One day, while enjoying the warm weather and reading a book, a large white cat jumped onto the narrator's lap. Although he found pleasure in caressing the cat, he also felt a strange desire to strangle it.
Nothing is softer, nothing gives to the skin a sensation more delicate, more refined, more rare, than the warm, living coat of a cat.
He recalled a childhood memory of watching a cat caught in a snare, struggling and suffocating, and feeling a cruel joy in its suffering.
The narrator compared the cat's charm and treachery to certain women who are enchanting yet deceitful. He mentioned that many poets, including Baudelaire, have loved cats and written about them.
During a trip to the Mediterranean, the narrator stayed in a castle with a mysterious history. In the middle of the night, he awoke to see two fiery eyes watching him in the darkness. After searching the room and finding nothing, he went back to sleep and had a vivid dream of traveling to the Orient and meeting a beautiful, exotic woman.
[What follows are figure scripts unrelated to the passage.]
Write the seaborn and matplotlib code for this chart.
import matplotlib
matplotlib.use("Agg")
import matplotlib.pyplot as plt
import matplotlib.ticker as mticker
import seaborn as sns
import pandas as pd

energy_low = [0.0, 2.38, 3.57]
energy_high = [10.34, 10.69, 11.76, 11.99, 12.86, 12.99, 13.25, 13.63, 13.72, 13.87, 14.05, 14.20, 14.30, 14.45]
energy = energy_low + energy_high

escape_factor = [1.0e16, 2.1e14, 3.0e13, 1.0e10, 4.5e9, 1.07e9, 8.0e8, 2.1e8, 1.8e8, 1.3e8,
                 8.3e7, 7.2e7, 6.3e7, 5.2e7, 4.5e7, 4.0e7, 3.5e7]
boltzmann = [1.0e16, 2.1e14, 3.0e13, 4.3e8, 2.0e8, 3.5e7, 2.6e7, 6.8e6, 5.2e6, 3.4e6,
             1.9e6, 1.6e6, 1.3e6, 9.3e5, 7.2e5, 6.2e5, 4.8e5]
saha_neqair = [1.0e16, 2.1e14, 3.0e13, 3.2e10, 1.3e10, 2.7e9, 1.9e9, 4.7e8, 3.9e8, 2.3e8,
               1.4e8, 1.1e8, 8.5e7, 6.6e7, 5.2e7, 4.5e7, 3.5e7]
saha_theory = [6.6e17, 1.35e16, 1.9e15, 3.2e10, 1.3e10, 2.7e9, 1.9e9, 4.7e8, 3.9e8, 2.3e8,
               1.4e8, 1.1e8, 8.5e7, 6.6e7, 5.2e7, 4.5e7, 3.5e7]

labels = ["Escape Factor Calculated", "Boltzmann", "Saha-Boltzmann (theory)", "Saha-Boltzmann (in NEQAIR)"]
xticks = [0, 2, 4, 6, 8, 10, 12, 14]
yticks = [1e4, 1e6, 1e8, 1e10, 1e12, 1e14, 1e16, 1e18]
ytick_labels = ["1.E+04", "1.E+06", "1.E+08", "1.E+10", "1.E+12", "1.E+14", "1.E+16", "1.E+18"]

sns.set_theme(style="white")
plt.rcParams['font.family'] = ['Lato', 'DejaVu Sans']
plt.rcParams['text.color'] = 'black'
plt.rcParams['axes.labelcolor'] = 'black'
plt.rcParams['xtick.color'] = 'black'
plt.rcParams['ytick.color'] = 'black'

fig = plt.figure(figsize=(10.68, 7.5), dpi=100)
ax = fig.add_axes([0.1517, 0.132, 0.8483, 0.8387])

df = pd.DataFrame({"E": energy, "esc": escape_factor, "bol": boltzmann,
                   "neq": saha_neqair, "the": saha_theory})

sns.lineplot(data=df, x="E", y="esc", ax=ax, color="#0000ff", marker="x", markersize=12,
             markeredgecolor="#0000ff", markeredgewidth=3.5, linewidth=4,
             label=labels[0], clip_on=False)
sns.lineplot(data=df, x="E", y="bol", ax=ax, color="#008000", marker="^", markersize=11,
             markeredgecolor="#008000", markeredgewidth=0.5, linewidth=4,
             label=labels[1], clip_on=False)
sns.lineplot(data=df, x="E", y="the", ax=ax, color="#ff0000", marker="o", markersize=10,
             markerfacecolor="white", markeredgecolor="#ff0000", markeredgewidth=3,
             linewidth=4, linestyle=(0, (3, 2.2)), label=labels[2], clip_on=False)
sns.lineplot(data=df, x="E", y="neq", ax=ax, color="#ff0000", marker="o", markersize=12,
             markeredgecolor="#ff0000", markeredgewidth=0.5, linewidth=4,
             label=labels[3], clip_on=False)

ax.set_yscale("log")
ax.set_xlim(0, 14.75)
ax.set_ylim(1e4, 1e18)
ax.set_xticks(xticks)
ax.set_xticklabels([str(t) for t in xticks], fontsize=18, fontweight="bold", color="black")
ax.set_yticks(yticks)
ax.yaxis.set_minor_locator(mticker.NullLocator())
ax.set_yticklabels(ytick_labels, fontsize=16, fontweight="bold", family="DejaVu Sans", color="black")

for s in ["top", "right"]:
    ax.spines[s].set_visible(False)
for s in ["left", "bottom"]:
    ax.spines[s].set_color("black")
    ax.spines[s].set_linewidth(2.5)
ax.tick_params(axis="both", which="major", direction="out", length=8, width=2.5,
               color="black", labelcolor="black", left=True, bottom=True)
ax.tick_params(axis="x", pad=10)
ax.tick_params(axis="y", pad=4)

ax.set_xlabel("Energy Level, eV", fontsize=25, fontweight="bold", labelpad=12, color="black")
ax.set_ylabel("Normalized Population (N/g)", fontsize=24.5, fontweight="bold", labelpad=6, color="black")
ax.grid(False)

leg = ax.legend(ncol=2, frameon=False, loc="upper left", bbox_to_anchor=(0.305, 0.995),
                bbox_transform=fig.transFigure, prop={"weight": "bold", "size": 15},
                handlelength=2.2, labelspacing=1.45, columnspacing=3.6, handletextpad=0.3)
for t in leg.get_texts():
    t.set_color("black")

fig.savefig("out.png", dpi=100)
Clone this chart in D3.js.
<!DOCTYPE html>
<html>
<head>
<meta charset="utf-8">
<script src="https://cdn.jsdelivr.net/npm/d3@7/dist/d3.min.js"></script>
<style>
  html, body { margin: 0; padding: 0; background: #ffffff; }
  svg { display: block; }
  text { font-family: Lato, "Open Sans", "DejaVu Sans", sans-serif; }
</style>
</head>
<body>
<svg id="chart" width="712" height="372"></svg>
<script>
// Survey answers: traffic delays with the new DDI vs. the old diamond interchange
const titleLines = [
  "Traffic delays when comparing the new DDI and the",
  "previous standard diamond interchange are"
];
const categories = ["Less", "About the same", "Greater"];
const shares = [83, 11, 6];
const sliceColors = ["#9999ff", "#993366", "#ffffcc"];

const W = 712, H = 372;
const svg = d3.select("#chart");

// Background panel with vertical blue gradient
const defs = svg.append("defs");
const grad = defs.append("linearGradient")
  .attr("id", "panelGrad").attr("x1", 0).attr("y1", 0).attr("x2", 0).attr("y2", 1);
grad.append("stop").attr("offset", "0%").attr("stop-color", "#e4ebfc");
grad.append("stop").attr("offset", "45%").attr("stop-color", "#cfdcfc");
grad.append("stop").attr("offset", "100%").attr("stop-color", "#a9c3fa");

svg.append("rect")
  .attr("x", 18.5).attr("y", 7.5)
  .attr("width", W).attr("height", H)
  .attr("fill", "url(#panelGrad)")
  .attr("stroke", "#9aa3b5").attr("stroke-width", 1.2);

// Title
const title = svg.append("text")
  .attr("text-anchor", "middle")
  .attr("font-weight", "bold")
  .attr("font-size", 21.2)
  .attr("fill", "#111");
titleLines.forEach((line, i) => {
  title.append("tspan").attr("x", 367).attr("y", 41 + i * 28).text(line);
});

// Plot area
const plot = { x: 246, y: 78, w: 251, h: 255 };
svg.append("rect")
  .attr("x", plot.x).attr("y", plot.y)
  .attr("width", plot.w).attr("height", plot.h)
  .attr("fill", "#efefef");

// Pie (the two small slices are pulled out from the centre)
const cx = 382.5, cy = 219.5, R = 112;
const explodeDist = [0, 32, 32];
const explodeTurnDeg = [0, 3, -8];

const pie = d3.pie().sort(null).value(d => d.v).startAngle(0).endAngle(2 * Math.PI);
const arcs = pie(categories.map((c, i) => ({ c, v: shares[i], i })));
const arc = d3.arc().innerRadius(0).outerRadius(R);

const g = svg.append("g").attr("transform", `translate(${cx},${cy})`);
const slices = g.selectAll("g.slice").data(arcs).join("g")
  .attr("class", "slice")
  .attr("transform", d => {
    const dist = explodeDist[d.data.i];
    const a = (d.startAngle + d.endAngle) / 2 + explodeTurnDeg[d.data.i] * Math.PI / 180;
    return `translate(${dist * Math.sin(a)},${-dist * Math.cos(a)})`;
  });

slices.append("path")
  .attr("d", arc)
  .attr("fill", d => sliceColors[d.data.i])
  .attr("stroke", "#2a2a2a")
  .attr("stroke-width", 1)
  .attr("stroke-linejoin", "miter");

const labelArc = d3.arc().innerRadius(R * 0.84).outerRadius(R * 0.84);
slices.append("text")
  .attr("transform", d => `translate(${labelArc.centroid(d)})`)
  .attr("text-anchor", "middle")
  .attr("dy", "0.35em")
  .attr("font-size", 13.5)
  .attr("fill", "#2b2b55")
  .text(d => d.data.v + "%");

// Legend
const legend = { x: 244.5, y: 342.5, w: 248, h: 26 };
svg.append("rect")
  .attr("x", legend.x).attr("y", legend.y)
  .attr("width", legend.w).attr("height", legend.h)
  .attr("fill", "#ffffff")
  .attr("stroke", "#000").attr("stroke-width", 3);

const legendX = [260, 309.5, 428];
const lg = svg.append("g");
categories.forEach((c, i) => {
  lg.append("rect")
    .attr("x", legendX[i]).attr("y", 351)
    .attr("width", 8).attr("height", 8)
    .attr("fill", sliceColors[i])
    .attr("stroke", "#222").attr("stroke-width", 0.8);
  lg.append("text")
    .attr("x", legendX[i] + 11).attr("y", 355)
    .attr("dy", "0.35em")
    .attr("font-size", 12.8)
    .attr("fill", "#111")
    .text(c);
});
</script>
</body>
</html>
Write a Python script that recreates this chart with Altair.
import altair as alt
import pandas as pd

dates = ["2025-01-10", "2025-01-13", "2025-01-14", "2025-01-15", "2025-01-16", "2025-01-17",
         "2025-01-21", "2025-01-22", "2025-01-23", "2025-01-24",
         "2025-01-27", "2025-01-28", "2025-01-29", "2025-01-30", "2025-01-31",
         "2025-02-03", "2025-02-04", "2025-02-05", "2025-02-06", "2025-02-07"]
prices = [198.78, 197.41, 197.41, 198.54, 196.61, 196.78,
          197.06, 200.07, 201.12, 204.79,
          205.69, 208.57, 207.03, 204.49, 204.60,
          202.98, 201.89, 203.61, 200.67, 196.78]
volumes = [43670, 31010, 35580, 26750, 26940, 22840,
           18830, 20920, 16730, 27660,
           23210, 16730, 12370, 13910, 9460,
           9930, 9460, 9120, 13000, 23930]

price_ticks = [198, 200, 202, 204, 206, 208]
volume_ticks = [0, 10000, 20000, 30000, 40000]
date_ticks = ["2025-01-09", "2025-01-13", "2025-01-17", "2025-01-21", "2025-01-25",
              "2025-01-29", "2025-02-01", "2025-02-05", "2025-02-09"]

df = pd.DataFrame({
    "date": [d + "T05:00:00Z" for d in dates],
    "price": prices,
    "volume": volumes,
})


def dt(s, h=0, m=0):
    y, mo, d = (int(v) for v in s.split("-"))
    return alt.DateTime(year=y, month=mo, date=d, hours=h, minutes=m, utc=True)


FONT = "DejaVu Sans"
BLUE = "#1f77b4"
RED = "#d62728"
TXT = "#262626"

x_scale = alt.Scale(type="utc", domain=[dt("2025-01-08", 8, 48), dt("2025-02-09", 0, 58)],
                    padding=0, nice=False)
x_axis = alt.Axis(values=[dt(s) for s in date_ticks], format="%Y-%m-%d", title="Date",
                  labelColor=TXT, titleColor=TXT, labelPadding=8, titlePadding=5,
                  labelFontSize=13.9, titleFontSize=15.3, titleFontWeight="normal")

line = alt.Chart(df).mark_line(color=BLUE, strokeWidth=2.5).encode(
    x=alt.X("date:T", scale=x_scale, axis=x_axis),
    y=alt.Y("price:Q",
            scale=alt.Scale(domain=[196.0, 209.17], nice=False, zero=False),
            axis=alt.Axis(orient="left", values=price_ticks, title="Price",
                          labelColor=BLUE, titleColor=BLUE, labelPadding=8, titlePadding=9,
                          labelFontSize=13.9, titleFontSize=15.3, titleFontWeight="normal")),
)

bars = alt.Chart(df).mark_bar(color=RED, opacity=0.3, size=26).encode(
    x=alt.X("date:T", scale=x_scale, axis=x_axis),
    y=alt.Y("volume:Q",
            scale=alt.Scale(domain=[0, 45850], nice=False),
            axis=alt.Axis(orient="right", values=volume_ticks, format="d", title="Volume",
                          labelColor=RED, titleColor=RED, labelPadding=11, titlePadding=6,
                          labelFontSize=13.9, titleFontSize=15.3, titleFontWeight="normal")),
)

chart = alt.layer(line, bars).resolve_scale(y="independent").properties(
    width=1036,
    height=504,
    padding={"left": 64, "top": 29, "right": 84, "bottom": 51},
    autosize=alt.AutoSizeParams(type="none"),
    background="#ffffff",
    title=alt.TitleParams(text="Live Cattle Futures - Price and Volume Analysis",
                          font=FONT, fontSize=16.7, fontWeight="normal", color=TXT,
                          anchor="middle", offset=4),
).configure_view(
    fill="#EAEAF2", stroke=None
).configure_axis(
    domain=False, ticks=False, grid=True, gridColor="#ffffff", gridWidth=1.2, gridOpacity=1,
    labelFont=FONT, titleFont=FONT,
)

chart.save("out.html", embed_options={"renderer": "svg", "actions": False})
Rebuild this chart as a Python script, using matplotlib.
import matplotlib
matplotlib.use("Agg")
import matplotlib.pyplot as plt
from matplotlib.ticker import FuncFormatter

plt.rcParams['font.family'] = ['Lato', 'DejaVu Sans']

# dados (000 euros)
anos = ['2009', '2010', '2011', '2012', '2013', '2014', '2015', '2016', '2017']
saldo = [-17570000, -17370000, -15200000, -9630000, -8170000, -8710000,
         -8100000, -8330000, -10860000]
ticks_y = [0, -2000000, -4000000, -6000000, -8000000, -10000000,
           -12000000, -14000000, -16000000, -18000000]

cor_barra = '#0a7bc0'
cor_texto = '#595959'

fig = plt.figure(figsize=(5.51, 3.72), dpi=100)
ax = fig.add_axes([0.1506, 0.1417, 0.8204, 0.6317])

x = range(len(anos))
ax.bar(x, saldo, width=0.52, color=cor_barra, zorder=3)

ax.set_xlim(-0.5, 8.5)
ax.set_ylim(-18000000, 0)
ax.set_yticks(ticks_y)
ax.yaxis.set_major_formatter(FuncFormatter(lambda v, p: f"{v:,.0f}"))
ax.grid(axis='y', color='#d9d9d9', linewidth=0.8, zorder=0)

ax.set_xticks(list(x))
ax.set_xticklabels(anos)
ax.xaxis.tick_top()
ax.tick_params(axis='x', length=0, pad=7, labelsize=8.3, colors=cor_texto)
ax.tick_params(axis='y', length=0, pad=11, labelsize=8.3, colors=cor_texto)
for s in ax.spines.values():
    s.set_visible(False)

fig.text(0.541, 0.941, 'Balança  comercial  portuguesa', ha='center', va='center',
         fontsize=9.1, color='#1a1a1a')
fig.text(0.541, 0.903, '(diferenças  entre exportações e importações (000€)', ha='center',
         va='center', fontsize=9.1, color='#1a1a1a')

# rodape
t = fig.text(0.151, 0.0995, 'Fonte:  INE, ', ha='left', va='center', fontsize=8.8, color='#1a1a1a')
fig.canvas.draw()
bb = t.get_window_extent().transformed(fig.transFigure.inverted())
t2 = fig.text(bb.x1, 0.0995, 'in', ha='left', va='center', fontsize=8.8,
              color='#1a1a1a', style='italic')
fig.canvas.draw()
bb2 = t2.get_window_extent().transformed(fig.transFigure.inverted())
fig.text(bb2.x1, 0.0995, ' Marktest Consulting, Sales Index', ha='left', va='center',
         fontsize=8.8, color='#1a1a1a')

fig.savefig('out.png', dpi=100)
Upon waking, he felt something soft and warm against his cheek and realized it was a cat.
I feel in her the desire she has to bite and scratch me. I feel it—that same desire, as if it were an electric current communicated from her to me.
He wondered how the cat had entered his locked room, and his host later revealed that the castle had secret passages in the walls, allowing the cat to roam freely throughout the house. The narrator marveled at the cat's ability to know all the secrets and shames of the house, and thought of Baudelaire's poetry about cats.